• **Instruction**: Without the pictures, extract every line from the start of the material to the line containing "fig = plt.figure(figsize=(W", both ends included.

=======

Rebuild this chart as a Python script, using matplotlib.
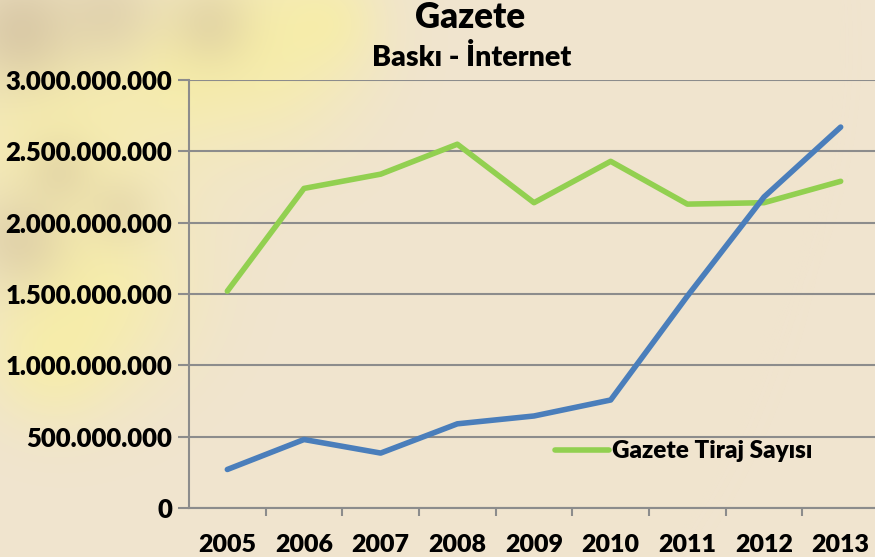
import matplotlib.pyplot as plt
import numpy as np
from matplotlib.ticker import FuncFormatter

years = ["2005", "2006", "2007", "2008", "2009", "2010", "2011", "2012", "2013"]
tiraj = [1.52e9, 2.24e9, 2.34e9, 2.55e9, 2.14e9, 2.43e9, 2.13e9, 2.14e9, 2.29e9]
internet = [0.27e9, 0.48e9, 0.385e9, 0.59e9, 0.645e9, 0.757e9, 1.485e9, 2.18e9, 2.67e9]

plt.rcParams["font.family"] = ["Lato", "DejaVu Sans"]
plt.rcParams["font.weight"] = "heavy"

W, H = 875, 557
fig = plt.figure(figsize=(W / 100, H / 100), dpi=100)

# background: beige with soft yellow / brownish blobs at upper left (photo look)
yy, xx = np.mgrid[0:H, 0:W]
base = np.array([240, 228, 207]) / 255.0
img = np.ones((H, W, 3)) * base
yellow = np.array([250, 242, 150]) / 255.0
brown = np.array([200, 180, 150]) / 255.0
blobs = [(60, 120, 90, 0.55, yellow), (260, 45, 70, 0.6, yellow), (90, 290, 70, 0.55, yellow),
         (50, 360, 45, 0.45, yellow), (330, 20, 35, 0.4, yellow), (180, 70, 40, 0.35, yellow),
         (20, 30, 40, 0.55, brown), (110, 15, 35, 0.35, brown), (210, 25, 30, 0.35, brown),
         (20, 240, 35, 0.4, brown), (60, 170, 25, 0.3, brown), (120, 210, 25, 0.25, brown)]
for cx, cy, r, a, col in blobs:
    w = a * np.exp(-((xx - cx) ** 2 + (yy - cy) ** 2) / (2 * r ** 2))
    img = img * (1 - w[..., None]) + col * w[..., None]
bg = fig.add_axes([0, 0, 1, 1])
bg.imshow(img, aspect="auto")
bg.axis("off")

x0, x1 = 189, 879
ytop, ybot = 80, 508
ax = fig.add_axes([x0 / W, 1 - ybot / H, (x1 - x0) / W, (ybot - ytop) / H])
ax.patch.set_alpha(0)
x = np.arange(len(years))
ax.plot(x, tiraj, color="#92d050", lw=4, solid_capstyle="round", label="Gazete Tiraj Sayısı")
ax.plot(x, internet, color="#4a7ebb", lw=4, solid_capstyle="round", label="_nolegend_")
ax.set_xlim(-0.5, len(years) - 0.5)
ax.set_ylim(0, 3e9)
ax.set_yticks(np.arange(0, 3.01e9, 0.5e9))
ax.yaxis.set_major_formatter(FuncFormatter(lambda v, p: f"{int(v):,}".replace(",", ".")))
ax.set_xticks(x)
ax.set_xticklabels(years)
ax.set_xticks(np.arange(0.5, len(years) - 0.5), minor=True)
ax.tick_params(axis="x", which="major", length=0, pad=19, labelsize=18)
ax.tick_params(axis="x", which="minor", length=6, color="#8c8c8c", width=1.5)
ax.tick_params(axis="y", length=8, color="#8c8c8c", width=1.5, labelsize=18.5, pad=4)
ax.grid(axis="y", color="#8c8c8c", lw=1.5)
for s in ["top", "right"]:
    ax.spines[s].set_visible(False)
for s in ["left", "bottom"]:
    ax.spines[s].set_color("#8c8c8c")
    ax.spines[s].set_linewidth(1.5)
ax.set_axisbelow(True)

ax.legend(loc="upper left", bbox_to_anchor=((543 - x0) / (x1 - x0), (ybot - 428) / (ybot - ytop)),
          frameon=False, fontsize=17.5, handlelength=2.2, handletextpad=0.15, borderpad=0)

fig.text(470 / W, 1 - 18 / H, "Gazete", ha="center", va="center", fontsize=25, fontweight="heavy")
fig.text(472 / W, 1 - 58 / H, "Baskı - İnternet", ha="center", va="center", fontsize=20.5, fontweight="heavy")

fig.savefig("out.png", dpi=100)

=======

• **Solved problem**:
Rebuild this chart as a Python script, using matplotlib.
import matplotlib.pyplot as plt
import numpy as np
from matplotlib.ticker import FuncFormatter

years = ["2005", "2006", "2007", "2008", "2009", "2010", "2011", "2012", "2013"]
tiraj = [1.52e9, 2.24e9, 2.34e9, 2.55e9, 2.14e9, 2.43e9, 2.13e9, 2.14e9, 2.29e9]
internet = [0.27e9, 0.48e9, 0.385e9, 0.59e9, 0.645e9, 0.757e9, 1.485e9, 2.18e9, 2.67e9]

plt.rcParams["font.family"] = ["Lato", "DejaVu Sans"]
plt.rcParams["font.weight"] = "heavy"

W, H = 875, 557
fig = plt.figure(figsize=(W / 100, H / 100), dpi=100)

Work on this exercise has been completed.